A program so big and so central to the USAF’s core competencies will shape America’s military aerospace priorities for the next two decades at least. But its impact will become immediately apparent this summer when the Air Force decides whether Northrop Grumman NOC 0.33% or a collaboration between Boeing and Lockheed Martin will ultimately build and maintain its LRS-B fleet, Aboulafia says. With no other major combat airframe contract on the horizon and work on existing contracts running out, the loser of the competition will have to gracefully exit the combat aircraft business or make a big move to stay relevant.

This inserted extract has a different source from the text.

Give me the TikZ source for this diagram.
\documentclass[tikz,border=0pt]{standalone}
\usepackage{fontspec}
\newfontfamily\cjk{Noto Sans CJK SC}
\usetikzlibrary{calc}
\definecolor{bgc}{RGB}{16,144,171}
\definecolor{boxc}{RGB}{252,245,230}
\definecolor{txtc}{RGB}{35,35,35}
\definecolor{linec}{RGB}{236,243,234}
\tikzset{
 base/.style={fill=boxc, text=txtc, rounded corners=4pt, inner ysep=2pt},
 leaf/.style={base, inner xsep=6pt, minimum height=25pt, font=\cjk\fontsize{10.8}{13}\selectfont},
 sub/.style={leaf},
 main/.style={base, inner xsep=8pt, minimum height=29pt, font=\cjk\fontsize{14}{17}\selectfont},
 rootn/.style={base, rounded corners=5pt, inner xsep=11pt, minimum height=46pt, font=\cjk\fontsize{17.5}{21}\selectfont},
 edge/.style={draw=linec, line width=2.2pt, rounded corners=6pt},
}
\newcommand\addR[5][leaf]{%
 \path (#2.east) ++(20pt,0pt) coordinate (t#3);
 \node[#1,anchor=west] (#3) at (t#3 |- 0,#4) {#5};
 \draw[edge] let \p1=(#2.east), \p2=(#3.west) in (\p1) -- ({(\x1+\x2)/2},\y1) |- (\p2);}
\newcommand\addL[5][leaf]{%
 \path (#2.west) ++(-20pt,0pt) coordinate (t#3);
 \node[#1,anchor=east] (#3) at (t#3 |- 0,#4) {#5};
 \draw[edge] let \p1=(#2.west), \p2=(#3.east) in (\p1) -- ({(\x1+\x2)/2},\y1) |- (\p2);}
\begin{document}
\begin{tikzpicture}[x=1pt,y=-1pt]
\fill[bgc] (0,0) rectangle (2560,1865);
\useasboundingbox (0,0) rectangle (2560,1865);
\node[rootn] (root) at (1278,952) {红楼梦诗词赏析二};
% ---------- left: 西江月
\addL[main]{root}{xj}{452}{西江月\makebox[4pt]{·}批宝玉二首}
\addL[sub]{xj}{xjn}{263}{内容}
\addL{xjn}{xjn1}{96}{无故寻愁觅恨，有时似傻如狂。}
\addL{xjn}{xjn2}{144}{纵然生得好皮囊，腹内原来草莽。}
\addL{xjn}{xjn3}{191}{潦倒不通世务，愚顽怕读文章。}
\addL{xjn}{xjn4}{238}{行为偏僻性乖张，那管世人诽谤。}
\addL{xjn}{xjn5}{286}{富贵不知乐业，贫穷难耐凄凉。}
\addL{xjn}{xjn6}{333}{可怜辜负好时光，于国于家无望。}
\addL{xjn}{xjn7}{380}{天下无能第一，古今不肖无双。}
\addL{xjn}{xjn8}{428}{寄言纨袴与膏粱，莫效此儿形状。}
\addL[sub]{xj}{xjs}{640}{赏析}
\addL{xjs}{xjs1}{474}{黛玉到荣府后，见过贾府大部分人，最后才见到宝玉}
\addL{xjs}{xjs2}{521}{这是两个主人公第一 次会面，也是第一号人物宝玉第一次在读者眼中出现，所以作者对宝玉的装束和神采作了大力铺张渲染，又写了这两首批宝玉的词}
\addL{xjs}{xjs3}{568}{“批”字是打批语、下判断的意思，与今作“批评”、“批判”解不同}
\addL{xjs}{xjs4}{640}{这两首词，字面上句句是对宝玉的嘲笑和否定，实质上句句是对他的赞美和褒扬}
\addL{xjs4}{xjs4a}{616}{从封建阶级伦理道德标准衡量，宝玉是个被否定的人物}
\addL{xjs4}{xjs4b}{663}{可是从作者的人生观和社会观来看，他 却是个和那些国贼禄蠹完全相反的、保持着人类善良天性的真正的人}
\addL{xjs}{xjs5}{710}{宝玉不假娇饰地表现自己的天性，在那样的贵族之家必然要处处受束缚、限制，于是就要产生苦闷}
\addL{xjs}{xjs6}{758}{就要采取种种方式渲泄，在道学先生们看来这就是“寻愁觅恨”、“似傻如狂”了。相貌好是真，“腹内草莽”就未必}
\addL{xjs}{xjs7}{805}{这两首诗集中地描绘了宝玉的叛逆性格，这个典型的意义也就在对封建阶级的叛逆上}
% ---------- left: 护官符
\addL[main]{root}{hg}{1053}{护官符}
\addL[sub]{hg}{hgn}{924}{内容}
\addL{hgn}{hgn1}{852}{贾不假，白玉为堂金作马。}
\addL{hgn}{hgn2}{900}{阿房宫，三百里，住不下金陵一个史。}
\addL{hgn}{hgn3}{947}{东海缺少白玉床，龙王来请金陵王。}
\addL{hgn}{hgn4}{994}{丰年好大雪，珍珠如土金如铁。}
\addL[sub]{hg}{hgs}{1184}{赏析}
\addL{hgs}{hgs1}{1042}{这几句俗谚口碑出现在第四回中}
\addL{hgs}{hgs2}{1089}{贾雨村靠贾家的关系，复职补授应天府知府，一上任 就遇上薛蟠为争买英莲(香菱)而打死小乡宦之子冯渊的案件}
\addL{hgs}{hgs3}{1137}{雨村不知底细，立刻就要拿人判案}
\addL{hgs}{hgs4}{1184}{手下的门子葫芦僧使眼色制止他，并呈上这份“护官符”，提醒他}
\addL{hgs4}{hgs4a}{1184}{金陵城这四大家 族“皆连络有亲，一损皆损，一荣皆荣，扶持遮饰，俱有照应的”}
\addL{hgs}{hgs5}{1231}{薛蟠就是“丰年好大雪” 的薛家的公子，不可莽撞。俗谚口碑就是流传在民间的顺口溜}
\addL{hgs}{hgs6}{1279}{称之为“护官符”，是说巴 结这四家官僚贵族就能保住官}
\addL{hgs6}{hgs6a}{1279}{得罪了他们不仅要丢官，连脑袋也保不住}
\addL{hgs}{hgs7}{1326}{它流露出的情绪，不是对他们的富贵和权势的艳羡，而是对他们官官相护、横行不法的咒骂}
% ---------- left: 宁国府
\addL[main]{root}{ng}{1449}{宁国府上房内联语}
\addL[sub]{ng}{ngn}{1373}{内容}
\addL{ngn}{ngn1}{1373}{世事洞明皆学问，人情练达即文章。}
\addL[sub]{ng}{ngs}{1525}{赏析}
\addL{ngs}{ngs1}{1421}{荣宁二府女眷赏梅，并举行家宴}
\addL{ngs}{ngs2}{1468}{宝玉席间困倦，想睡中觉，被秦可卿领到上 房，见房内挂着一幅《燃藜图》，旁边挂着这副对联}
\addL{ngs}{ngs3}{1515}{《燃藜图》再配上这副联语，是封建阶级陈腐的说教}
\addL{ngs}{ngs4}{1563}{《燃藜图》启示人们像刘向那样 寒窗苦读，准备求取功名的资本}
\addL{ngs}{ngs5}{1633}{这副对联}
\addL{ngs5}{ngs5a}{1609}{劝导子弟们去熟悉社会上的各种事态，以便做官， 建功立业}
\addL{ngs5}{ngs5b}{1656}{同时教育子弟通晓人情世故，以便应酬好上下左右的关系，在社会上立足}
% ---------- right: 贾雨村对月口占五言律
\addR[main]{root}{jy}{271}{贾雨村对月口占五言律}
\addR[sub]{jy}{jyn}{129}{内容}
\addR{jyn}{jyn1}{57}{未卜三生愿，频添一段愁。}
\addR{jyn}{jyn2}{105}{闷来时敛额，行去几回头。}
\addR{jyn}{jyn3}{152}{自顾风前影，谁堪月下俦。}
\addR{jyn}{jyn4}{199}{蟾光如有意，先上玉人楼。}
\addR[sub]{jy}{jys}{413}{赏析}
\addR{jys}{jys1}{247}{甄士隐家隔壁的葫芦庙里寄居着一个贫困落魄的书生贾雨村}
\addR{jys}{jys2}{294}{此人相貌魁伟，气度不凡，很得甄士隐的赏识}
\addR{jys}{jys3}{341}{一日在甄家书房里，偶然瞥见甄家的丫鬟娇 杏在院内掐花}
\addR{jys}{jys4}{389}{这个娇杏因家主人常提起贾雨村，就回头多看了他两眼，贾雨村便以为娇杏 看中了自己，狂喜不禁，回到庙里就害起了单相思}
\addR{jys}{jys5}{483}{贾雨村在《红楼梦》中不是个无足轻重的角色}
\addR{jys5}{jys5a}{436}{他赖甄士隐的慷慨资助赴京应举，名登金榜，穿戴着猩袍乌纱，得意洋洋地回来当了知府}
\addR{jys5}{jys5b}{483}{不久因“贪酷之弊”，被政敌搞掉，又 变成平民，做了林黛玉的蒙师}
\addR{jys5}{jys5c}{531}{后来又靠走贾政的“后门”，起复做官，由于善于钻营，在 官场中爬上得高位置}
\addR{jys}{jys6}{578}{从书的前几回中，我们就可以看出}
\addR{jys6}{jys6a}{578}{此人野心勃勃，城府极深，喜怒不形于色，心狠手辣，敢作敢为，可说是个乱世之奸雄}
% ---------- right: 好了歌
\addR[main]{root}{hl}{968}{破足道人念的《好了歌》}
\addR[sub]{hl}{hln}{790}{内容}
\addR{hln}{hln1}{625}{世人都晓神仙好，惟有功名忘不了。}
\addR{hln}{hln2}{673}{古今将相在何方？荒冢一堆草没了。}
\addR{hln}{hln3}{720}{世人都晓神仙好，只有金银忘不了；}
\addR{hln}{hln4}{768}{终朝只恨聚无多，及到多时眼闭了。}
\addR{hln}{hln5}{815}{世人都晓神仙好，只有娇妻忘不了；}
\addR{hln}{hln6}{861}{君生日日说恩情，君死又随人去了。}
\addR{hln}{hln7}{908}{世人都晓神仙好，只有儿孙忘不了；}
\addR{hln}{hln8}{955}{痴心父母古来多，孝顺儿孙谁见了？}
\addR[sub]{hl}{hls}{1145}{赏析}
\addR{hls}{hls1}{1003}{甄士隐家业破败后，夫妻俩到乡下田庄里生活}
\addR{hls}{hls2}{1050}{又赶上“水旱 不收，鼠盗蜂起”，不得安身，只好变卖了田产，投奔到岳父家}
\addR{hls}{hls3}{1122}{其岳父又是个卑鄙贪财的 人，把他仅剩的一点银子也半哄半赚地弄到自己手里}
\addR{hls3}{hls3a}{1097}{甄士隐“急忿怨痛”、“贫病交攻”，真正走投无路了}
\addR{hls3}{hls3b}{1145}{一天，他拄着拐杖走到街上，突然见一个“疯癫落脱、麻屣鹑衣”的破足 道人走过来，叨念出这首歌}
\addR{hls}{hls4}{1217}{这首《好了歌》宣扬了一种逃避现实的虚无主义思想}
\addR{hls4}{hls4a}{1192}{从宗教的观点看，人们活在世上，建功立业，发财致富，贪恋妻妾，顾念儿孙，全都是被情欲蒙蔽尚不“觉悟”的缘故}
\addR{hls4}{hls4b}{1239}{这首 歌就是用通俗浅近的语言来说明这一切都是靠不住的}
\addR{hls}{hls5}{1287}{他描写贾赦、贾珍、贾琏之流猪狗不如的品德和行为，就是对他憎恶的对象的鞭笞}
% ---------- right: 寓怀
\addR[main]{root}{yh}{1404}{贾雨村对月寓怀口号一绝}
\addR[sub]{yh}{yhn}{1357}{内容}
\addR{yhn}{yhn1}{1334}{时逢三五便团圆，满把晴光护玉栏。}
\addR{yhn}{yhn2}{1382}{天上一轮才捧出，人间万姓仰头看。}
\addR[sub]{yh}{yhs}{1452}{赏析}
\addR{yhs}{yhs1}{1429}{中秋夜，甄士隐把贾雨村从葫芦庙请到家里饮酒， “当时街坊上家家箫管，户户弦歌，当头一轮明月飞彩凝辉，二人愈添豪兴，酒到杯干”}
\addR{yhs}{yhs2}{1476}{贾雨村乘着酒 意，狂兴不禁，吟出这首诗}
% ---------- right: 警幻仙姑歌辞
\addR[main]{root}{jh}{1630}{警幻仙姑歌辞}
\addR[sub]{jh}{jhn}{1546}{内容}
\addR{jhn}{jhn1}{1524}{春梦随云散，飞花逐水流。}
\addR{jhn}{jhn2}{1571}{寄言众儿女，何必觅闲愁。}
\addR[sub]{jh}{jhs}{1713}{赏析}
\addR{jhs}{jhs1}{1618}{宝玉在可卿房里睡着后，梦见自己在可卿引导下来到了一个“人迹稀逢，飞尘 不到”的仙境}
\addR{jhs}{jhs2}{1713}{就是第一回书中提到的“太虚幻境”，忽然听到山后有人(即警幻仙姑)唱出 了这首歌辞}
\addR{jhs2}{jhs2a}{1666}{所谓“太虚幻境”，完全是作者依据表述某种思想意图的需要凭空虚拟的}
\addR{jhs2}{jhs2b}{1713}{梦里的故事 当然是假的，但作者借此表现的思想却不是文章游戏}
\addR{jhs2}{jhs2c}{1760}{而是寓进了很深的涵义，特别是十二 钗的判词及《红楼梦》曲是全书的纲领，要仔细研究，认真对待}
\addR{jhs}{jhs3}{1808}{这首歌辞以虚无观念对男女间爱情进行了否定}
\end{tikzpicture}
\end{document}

Lockheed Martin LMT 0.14% , with the $400 billion F-35 Joint Strike Fighter program in its back pocket, can withstand the loss of the LRS-B contract. But between Northrop Grumman and Boeing BA -0.52% something’s got to give, Aboulafia says. Northrop Grumman’s last prime aircraft contract was for the B-2 Spirit stealth bomber, which entered service more than a decade ago (only 21 of the aircraft were built). Boeing’s only existing combat jet assembly line will cease production in 2018 unless it finds a new buyer for its F-18 or F-15 fighter jets.

“The broader problem is that two of the three are running out of work,” Aboulafia tells Fortune. “There’s nothing wrong with Northrop Grumman or Boeing as companies, but Northrop Grumman hasn’t built a new military aircraft in many years, and Boeing’s legacy military aircraft will end production by the end of this decade. So this becomes make or break, basically.”